= AFL and NFL era competitive college drafts =

Era of American football drafts from 1960 to 1966

During the first seven years of existence (1960–1966) of the American Football League (AFL, 1960–1969), the AFL and the NFL held separate, competing drafts for college football talent.

Because of the competition between the leagues, unlike today's drafts, they were held soon after the end of the football season in each league, often before the college bowls were over. Many players, such as LSU's Billy Cannon signed pro contracts "under the goalposts" at bowl games; and in the College East-West Game and other all-star college bowls, many players wore the helmets of the professional team that they had signed with.

The AFL was at a disadvantage in name-recognition with the established NFL, but during this period, its franchises signed a significant number of stars away from the older league. These included Cannon, as well as eventual Hall of Famers Lance Alworth, Buck Buchanan, Jim Otto, Billy Shaw, and Nick Buoniconti, and such standouts as Matt Snell, Tom Sestak, Charley Hennigan, Abner Haynes, Johnny Robinson and many others.

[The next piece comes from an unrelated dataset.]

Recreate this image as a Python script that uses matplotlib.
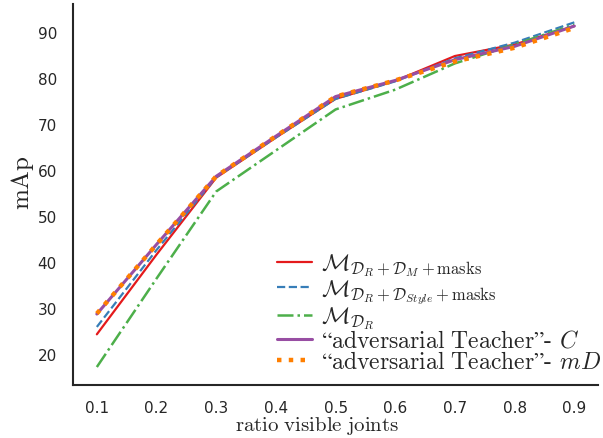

The annual battle for draftees would be one of the primary issues that led to the AFL becoming the AFC and merging into the NFL. Before the merger could be completed, in 1967, the leagues would begin operating a common draft.

==Draft structure and the 1960 AFL draft==

For most of this period of competing drafts, the two leagues used structures very similar to the draft system employed by the current NFL, with the team with the worst record from the previous year selecting first, and the reigning league champion selected last.

But for the AFL's first draft for the 1960 season, the upstart league employed "territory" selections and drafted players by position. The draft was held in November and December 1959 and had 33 rounds. Each AFL team had "territorial rights" to players from its general region for a "bonus" draft selection, so that teams could sign players who were known to their fans. These were not "picked" as such, but agreed on by consensus. The 1960 AFL draft proceeded with teams selecting by lot and player position, e.g., each team selected quarterbacks from the available list, then running backs, etc. These were not listed in order of selection, but alphabetically in two groups called "First Selections" and "Second Selections" by each team. Minneapolis-Saint Paul was originally included in the AFL draft on November 22, 1959. When the Minneapolis-Saint Paul owners reneged on their agreement to join the AFL and jumped to the NFL, some of the remaining AFL teams signed several players from the deserters' draft list. To compensate for this, after the Oakland Raiders' AFL franchise was granted, an allocation draft was held, to permit the Raiders to stock their team with players from the other seven AFL teams.

==Competing for players==
Draft pick evaluation while competing with another league created a whole layer of incentives that do not exist in the modern NFL draft. If a player was selected and signed with a team in the other league, a team would not want to pick that player and risk not being able to sign them. A player who was selected and highly desired by two teams in the two different leagues, could then force a bidding war earning a higher salary. Thus "signability" was a key metric in evaluating prospective players.

This disparity would result in parallel drafts where the pick orders could have huge variance across the two leagues. For example, in the 1963 draft, Heisman Trophy winning quarterback Terry Baker was selected first overall in the NFL, but only picked in the 12th round by the AFL.